The end of nap time is bittersweet for many parents. On one hand, it means that their babies are growing up, and on the other, it could also mean that their child is finally sleeping through the night. Cheers to that.
When it comes to napping, there are no hard and fast rules for when your child will stop. Every child is different, so much so that parents will even find that what held true for one child doesn’t necessarily hold true for another.
The exact age that children abandon their naps varies widely. Some stop as early as age three, while others continue to nap well into age five or six.
So, while the official end to your child’s nap time is anyone’s guess, it’s important to know what to look for and how best to help them get through the transition.
The importance of napping
While most parents would never wish away nap time because it’s far too valuable for getting some household chores done, remember that naps serve a real purpose. In fact, it’s crucial for your child’s cognitive and emotional development. According to Certified Pediatric Sleep Consultant, Bonnie Dimmick:
“Naps are shown to support learning, positive mood, and problem-solving skills, and readiness to drop the midday nap is related to brain maturation. When a child’s brain has the capacity for increased short-term memory storage, their need for frequent consolidation of memories (which happen during sleep) also decreases.”Bonnie Dimmick
When do kids start fighting naps
Parents will often start to see nap resistance around 18 to 24 months, but putting an end to nap time at this point may be premature. At this stage, Dimmick says, nap resistance is more about a “toddler’s development and exploring their independence and ability to make decisions on their own.”
So, while it may be tempting to curtail naps at this stage, it may not be all that wise. Remember that toddlers need about 12-14 hours of sleep per day. So, if your child isn’t sleeping through the night, they won’t get the total amount of sleep they need, and this could be a recipe for disaster.
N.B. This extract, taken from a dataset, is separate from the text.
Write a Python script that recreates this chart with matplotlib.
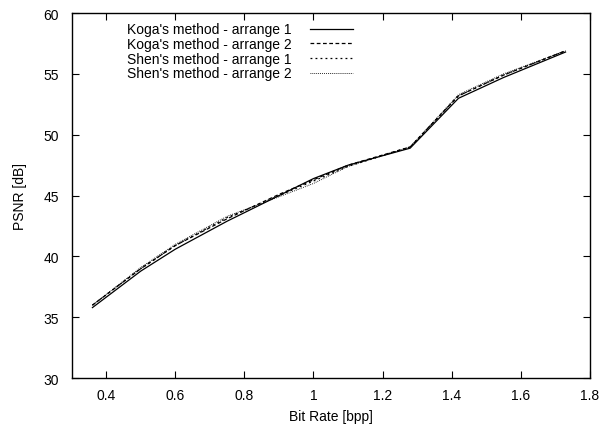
import numpy as np
import matplotlib
matplotlib.use('Agg')
import matplotlib.pyplot as plt

plt.rcParams['font.family'] = ['Liberation Sans', 'DejaVu Sans']

bit_rate = [0.36, 0.5, 0.6, 0.75, 0.9, 1.0, 1.1, 1.28, 1.42, 1.55, 1.73]
koga_1 = [35.8, 38.8, 40.6, 42.9, 45.0, 46.4, 47.5, 48.9, 53.0, 54.7, 56.8]
koga_2 = [36.0, 39.0, 40.9, 43.1, 45.1, 46.3, 47.5, 49.0, 53.2, 54.9, 56.9]
shen_1 = [36.0, 39.0, 40.9, 43.2, 45.0, 46.2, 47.4, 49.0, 53.2, 54.9, 56.9]
shen_2 = [36.0, 39.1, 41.0, 43.3, 44.9, 46.0, 47.4, 49.0, 53.3, 55.0, 56.9]

labels = ["Koga's method - arrange 1", "Koga's method - arrange 2",
          "Shen's method - arrange 1", "Shen's method - arrange 2"]

fig = plt.figure(figsize=(6.13, 4.27), dpi=100)
ax = fig.add_axes([0.117, 0.112, 0.845, 0.855])

ax.plot(bit_rate, koga_1, color='black', lw=0.9, ls='-', label=labels[0])
ax.plot(bit_rate, koga_2, color='black', lw=0.9, ls=(0, (3, 2)), label=labels[1])
ax.plot(bit_rate, shen_1, color='black', lw=0.9, ls=(0, (1.5, 2.5)), label=labels[2])
ax.plot(bit_rate, shen_2, color='black', lw=0.7, ls=(0, (0.8, 1.2)), label=labels[3])

ax.set_xlim(0.3, 1.8)
ax.set_ylim(30, 60)
ax.set_xticks(np.arange(0.4, 1.81, 0.2))
ax.set_xticklabels(['0.4', '0.6', '0.8', '1', '1.2', '1.4', '1.6', '1.8'])
ax.set_yticks(range(30, 61, 5))
ax.tick_params(direction='in', length=5, width=0.8, top=True, right=True,
               labelsize=10)
ax.tick_params(axis='x', pad=7)
ax.tick_params(axis='y', pad=9)
for s in ax.spines.values():
    s.set_linewidth(1.0)

ax.set_xlabel('Bit Rate [bpp]', fontsize=10, labelpad=5)
ax.set_ylabel('PSNR [dB]', fontsize=10, labelpad=12)

ax.legend(loc='upper left', bbox_to_anchor=(0.085, 1.005), frameon=False,
          markerfirst=False, fontsize=10, handlelength=3.1,
          labelspacing=0.05, handletextpad=1.3, borderpad=0.3)

fig.savefig('out.png', dpi=100)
Moreover, toddlers don’t just suddenly stop napping. Somewhere around 18 months, your toddler may go from three naps per day down to only two. As they continue to develop and grow over the few next months and years, nap time will continue to taper off until it eventually stops altogether. Very often, this final transition happens around ages four to five.
According to the National Sleep Foundation, only about 50% of children are still napping at age four, and by age five, only about 30% of kids are still napping.
Signs that your child is ready to stop napping
Instead of trying to follow parenting books or grandma’s advice to the letter, it’s more important that parents pay attention to subtle (and maybe not-so-subtle) signals and listen to what their child is telling them. When your child is ready to stop napping, their actions will speak loud and clear. Here are three signs that your kid is ready.
Taking too long to fall asleep during nap time
If your child takes too long to fall asleep when nap time rolls around, or continues to play, showing no signs of sleepiness, this could be a good indication that their bodies no longer need the extra sleep.
Taking too long to fall asleep at bedtime
If your child doesn’t seem sleepy or tired at their normal bedtime and takes a long time to fall asleep, this could also be an important signal that the end of nap time is near.
If your child skips a nap and shows no signs of crankiness, or an impending meltdown, this may be a good sign that they’re ready to transition away from nap time.
How to help your child transition from nap time
Adjust their bedtime
When your child first transitions away from nap time, they may get tired earlier in the evening. So, you may want to move up their bedtimes to accommodate the lack of a nap. While a 6 PM bedtime may seem a little far-fetched, rest assured that during this transition, it’s completely acceptable.
Stop offering naps
If your child seem wide awake at their normal afternoon nap time, don’t force it. Instead, Dimmick suggests that parents should stop offering the nap and help their little ones recharge with some quiet downtime. Remember that even though your child isn’t napping they still need a physical and emotional break. Use the time normally reserved for naps to offer them a snack or quiet time with a book instead.
Commit to a nap-free routine and stick to it
Once your child transitions away from napping, it’s important that you stick to a consistent bedtime routine and don’t waffle back and forth. Doing so can both confuse your child and wreak havoc on their internal clock. If bedtime proves to be difficult, try a few calming audio stories or meditations to help your little one settle down.
The end of nap time can be a bumpy road for everyone. To help make the transition as smooth as possible, it’s important to pay close attention and listen to what they’re trying to tell you, make adjustments to their routines as needed, and try your best to be patient.